**Dataset section**.
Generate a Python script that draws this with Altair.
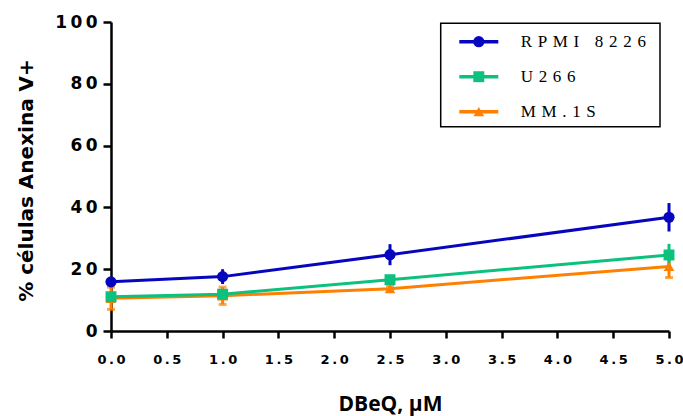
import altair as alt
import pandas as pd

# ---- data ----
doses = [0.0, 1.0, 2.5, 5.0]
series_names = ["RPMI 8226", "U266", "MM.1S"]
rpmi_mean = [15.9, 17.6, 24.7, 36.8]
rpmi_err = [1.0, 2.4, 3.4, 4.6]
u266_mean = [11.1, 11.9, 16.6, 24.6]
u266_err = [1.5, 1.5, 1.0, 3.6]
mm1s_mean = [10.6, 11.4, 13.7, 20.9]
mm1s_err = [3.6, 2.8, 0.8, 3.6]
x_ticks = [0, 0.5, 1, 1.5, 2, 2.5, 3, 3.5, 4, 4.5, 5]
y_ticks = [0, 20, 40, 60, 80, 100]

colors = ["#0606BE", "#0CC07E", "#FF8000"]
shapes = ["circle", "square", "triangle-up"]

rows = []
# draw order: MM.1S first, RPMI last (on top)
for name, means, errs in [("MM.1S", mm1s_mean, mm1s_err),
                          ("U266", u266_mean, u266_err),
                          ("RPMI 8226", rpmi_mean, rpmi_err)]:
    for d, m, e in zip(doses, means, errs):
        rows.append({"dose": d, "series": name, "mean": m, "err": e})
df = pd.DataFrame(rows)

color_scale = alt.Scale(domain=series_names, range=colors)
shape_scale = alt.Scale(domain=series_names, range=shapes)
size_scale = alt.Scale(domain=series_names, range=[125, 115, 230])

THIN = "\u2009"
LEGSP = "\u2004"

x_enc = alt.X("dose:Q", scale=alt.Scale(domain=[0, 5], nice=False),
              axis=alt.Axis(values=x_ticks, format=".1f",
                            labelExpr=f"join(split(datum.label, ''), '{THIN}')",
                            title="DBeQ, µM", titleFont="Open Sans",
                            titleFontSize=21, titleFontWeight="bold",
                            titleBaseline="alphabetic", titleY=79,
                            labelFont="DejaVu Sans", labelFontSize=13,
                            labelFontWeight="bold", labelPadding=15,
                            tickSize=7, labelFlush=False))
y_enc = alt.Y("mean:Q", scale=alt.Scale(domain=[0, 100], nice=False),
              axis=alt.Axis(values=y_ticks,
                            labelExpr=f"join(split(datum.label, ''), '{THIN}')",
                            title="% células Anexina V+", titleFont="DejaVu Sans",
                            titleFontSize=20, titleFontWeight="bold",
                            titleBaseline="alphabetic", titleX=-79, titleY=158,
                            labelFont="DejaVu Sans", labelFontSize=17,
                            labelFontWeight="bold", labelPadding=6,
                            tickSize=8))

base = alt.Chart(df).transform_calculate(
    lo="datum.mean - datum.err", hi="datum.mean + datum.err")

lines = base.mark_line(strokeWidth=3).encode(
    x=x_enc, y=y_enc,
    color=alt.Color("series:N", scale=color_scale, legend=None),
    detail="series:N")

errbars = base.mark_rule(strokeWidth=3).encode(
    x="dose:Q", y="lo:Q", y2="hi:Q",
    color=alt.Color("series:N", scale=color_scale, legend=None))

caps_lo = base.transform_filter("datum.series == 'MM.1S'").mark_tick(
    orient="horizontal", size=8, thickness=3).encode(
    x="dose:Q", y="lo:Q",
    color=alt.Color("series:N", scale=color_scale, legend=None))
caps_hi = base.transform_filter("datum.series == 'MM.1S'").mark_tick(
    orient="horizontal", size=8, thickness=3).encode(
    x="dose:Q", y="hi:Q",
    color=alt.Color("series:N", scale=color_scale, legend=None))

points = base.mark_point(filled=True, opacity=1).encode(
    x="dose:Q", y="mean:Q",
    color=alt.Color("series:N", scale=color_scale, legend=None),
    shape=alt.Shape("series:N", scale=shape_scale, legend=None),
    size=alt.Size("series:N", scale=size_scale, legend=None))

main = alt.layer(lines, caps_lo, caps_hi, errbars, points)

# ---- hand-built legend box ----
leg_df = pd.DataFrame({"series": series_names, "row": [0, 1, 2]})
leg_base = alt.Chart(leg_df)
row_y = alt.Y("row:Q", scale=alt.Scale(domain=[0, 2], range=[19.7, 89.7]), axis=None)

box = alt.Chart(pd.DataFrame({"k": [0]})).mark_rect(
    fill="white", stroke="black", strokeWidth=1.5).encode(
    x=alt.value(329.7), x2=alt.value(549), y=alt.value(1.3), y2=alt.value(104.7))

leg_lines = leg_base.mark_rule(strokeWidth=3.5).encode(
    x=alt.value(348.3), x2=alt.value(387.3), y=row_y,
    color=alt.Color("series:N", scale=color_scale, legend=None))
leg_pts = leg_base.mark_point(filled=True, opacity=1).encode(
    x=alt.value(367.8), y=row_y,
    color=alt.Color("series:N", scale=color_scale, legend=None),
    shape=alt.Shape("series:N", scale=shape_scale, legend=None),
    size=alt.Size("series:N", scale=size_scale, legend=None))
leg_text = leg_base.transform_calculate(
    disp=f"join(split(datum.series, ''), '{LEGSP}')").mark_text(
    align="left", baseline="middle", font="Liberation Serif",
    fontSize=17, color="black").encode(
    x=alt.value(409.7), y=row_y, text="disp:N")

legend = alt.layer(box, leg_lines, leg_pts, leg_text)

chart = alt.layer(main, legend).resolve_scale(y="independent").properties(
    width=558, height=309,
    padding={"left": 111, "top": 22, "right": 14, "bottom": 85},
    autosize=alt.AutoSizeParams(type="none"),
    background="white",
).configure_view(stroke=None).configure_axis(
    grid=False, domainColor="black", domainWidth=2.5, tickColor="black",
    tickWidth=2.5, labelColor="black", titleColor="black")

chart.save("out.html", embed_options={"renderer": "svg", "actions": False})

**What the task asks**. Reproduce the material in full, word for word, and omit the pictures.

**Task response**.
Generate a Python script that draws this with Altair.
import altair as alt
import pandas as pd

# ---- data ----
doses = [0.0, 1.0, 2.5, 5.0]
series_names = ["RPMI 8226", "U266", "MM.1S"]
rpmi_mean = [15.9, 17.6, 24.7, 36.8]
rpmi_err = [1.0, 2.4, 3.4, 4.6]
u266_mean = [11.1, 11.9, 16.6, 24.6]
u266_err = [1.5, 1.5, 1.0, 3.6]
mm1s_mean = [10.6, 11.4, 13.7, 20.9]
mm1s_err = [3.6, 2.8, 0.8, 3.6]
x_ticks = [0, 0.5, 1, 1.5, 2, 2.5, 3, 3.5, 4, 4.5, 5]
y_ticks = [0, 20, 40, 60, 80, 100]

colors = ["#0606BE", "#0CC07E", "#FF8000"]
shapes = ["circle", "square", "triangle-up"]

rows = []
# draw order: MM.1S first, RPMI last (on top)
for name, means, errs in [("MM.1S", mm1s_mean, mm1s_err),
                          ("U266", u266_mean, u266_err),
                          ("RPMI 8226", rpmi_mean, rpmi_err)]:
    for d, m, e in zip(doses, means, errs):
        rows.append({"dose": d, "series": name, "mean": m, "err": e})
df = pd.DataFrame(rows)

color_scale = alt.Scale(domain=series_names, range=colors)
shape_scale = alt.Scale(domain=series_names, range=shapes)
size_scale = alt.Scale(domain=series_names, range=[125, 115, 230])

THIN = "\u2009"
LEGSP = "\u2004"

x_enc = alt.X("dose:Q", scale=alt.Scale(domain=[0, 5], nice=False),
              axis=alt.Axis(values=x_ticks, format=".1f",
                            labelExpr=f"join(split(datum.label, ''), '{THIN}')",
                            title="DBeQ, µM", titleFont="Open Sans",
                            titleFontSize=21, titleFontWeight="bold",
                            titleBaseline="alphabetic", titleY=79,
                            labelFont="DejaVu Sans", labelFontSize=13,
                            labelFontWeight="bold", labelPadding=15,
                            tickSize=7, labelFlush=False))
y_enc = alt.Y("mean:Q", scale=alt.Scale(domain=[0, 100], nice=False),
              axis=alt.Axis(values=y_ticks,
                            labelExpr=f"join(split(datum.label, ''), '{THIN}')",
                            title="% células Anexina V+", titleFont="DejaVu Sans",
                            titleFontSize=20, titleFontWeight="bold",
                            titleBaseline="alphabetic", titleX=-79, titleY=158,
                            labelFont="DejaVu Sans", labelFontSize=17,
                            labelFontWeight="bold", labelPadding=6,
                            tickSize=8))

base = alt.Chart(df).transform_calculate(
    lo="datum.mean - datum.err", hi="datum.mean + datum.err")

lines = base.mark_line(strokeWidth=3).encode(
    x=x_enc, y=y_enc,
    color=alt.Color("series:N", scale=color_scale, legend=None),
    detail="series:N")

errbars = base.mark_rule(strokeWidth=3).encode(
    x="dose:Q", y="lo:Q", y2="hi:Q",
    color=alt.Color("series:N", scale=color_scale, legend=None))

caps_lo = base.transform_filter("datum.series == 'MM.1S'").mark_tick(
    orient="horizontal", size=8, thickness=3).encode(
    x="dose:Q", y="lo:Q",
    color=alt.Color("series:N", scale=color_scale, legend=None))
caps_hi = base.transform_filter("datum.series == 'MM.1S'").mark_tick(
    orient="horizontal", size=8, thickness=3).encode(
    x="dose:Q", y="hi:Q",
    color=alt.Color("series:N", scale=color_scale, legend=None))

points = base.mark_point(filled=True, opacity=1).encode(
    x="dose:Q", y="mean:Q",
    color=alt.Color("series:N", scale=color_scale, legend=None),
    shape=alt.Shape("series:N", scale=shape_scale, legend=None),
    size=alt.Size("series:N", scale=size_scale, legend=None))

main = alt.layer(lines, caps_lo, caps_hi, errbars, points)

# ---- hand-built legend box ----
leg_df = pd.DataFrame({"series": series_names, "row": [0, 1, 2]})
leg_base = alt.Chart(leg_df)
row_y = alt.Y("row:Q", scale=alt.Scale(domain=[0, 2], range=[19.7, 89.7]), axis=None)

box = alt.Chart(pd.DataFrame({"k": [0]})).mark_rect(
    fill="white", stroke="black", strokeWidth=1.5).encode(
    x=alt.value(329.7), x2=alt.value(549), y=alt.value(1.3), y2=alt.value(104.7))

leg_lines = leg_base.mark_rule(strokeWidth=3.5).encode(
    x=alt.value(348.3), x2=alt.value(387.3), y=row_y,
    color=alt.Color("series:N", scale=color_scale, legend=None))
leg_pts = leg_base.mark_point(filled=True, opacity=1).encode(
    x=alt.value(367.8), y=row_y,
    color=alt.Color("series:N", scale=color_scale, legend=None),
    shape=alt.Shape("series:N", scale=shape_scale, legend=None),
    size=alt.Size("series:N", scale=size_scale, legend=None))
leg_text = leg_base.transform_calculate(
    disp=f"join(split(datum.series, ''), '{LEGSP}')").mark_text(
    align="left", baseline="middle", font="Liberation Serif",
    fontSize=17, color="black").encode(
    x=alt.value(409.7), y=row_y, text="disp:N")

legend = alt.layer(box, leg_lines, leg_pts, leg_text)

chart = alt.layer(main, legend).resolve_scale(y="independent").properties(
    width=558, height=309,
    padding={"left": 111, "top": 22, "right": 14, "bottom": 85},
    autosize=alt.AutoSizeParams(type="none"),
    background="white",
).configure_view(stroke=None).configure_axis(
    grid=False, domainColor="black", domainWidth=2.5, tickColor="black",
    tickWidth=2.5, labelColor="black", titleColor="black")

chart.save("out.html", embed_options={"renderer": "svg", "actions": False})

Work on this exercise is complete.